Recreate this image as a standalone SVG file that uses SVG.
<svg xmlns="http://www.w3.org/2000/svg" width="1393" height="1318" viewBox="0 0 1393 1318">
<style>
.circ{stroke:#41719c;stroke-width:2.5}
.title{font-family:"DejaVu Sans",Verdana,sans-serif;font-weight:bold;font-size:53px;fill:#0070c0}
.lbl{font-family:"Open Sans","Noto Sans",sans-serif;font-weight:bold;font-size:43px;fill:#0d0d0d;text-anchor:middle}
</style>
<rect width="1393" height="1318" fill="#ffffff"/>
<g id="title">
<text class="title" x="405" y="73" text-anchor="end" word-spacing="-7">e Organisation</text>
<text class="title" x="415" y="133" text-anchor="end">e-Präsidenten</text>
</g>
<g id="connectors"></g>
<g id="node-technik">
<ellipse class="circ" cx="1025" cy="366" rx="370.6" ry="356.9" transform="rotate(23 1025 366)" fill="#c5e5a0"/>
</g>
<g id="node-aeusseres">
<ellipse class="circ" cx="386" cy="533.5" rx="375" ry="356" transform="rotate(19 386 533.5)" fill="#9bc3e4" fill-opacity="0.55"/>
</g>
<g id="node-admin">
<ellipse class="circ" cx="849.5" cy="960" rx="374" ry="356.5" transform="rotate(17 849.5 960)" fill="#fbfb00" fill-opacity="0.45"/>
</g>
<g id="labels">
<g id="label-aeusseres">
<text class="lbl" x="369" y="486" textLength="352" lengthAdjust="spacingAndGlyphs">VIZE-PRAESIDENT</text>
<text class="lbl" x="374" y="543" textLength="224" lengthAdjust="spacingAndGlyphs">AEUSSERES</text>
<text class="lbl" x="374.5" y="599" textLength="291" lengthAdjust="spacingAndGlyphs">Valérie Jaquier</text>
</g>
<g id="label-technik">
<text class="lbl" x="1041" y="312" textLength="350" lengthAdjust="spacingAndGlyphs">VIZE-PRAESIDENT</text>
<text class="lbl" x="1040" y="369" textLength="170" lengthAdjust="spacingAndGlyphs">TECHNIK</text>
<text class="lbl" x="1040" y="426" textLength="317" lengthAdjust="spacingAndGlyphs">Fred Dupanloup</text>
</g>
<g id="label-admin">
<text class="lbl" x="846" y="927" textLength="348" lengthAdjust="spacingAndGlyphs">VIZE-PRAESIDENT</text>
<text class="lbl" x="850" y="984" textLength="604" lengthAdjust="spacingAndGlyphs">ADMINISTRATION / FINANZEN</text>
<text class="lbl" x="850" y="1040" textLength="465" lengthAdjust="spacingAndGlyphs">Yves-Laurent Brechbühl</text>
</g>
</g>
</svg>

■ The task ■
Return the material exactly as it stands.

■ Final answer ■
Recreate this image as a standalone SVG file that uses SVG.
<svg xmlns="http://www.w3.org/2000/svg" width="1393" height="1318" viewBox="0 0 1393 1318">
<style>
.circ{stroke:#41719c;stroke-width:2.5}
.title{font-family:"DejaVu Sans",Verdana,sans-serif;font-weight:bold;font-size:53px;fill:#0070c0}
.lbl{font-family:"Open Sans","Noto Sans",sans-serif;font-weight:bold;font-size:43px;fill:#0d0d0d;text-anchor:middle}
</style>
<rect width="1393" height="1318" fill="#ffffff"/>
<g id="title">
<text class="title" x="405" y="73" text-anchor="end" word-spacing="-7">e Organisation</text>
<text class="title" x="415" y="133" text-anchor="end">e-Präsidenten</text>
</g>
<g id="connectors"></g>
<g id="node-technik">
<ellipse class="circ" cx="1025" cy="366" rx="370.6" ry="356.9" transform="rotate(23 1025 366)" fill="#c5e5a0"/>
</g>
<g id="node-aeusseres">
<ellipse class="circ" cx="386" cy="533.5" rx="375" ry="356" transform="rotate(19 386 533.5)" fill="#9bc3e4" fill-opacity="0.55"/>
</g>
<g id="node-admin">
<ellipse class="circ" cx="849.5" cy="960" rx="374" ry="356.5" transform="rotate(17 849.5 960)" fill="#fbfb00" fill-opacity="0.45"/>
</g>
<g id="labels">
<g id="label-aeusseres">
<text class="lbl" x="369" y="486" textLength="352" lengthAdjust="spacingAndGlyphs">VIZE-PRAESIDENT</text>
<text class="lbl" x="374" y="543" textLength="224" lengthAdjust="spacingAndGlyphs">AEUSSERES</text>
<text class="lbl" x="374.5" y="599" textLength="291" lengthAdjust="spacingAndGlyphs">Valérie Jaquier</text>
</g>
<g id="label-technik">
<text class="lbl" x="1041" y="312" textLength="350" lengthAdjust="spacingAndGlyphs">VIZE-PRAESIDENT</text>
<text class="lbl" x="1040" y="369" textLength="170" lengthAdjust="spacingAndGlyphs">TECHNIK</text>
<text class="lbl" x="1040" y="426" textLength="317" lengthAdjust="spacingAndGlyphs">Fred Dupanloup</text>
</g>
<g id="label-admin">
<text class="lbl" x="846" y="927" textLength="348" lengthAdjust="spacingAndGlyphs">VIZE-PRAESIDENT</text>
<text class="lbl" x="850" y="984" textLength="604" lengthAdjust="spacingAndGlyphs">ADMINISTRATION / FINANZEN</text>
<text class="lbl" x="850" y="1040" textLength="465" lengthAdjust="spacingAndGlyphs">Yves-Laurent Brechbühl</text>
</g>
</g>
</svg>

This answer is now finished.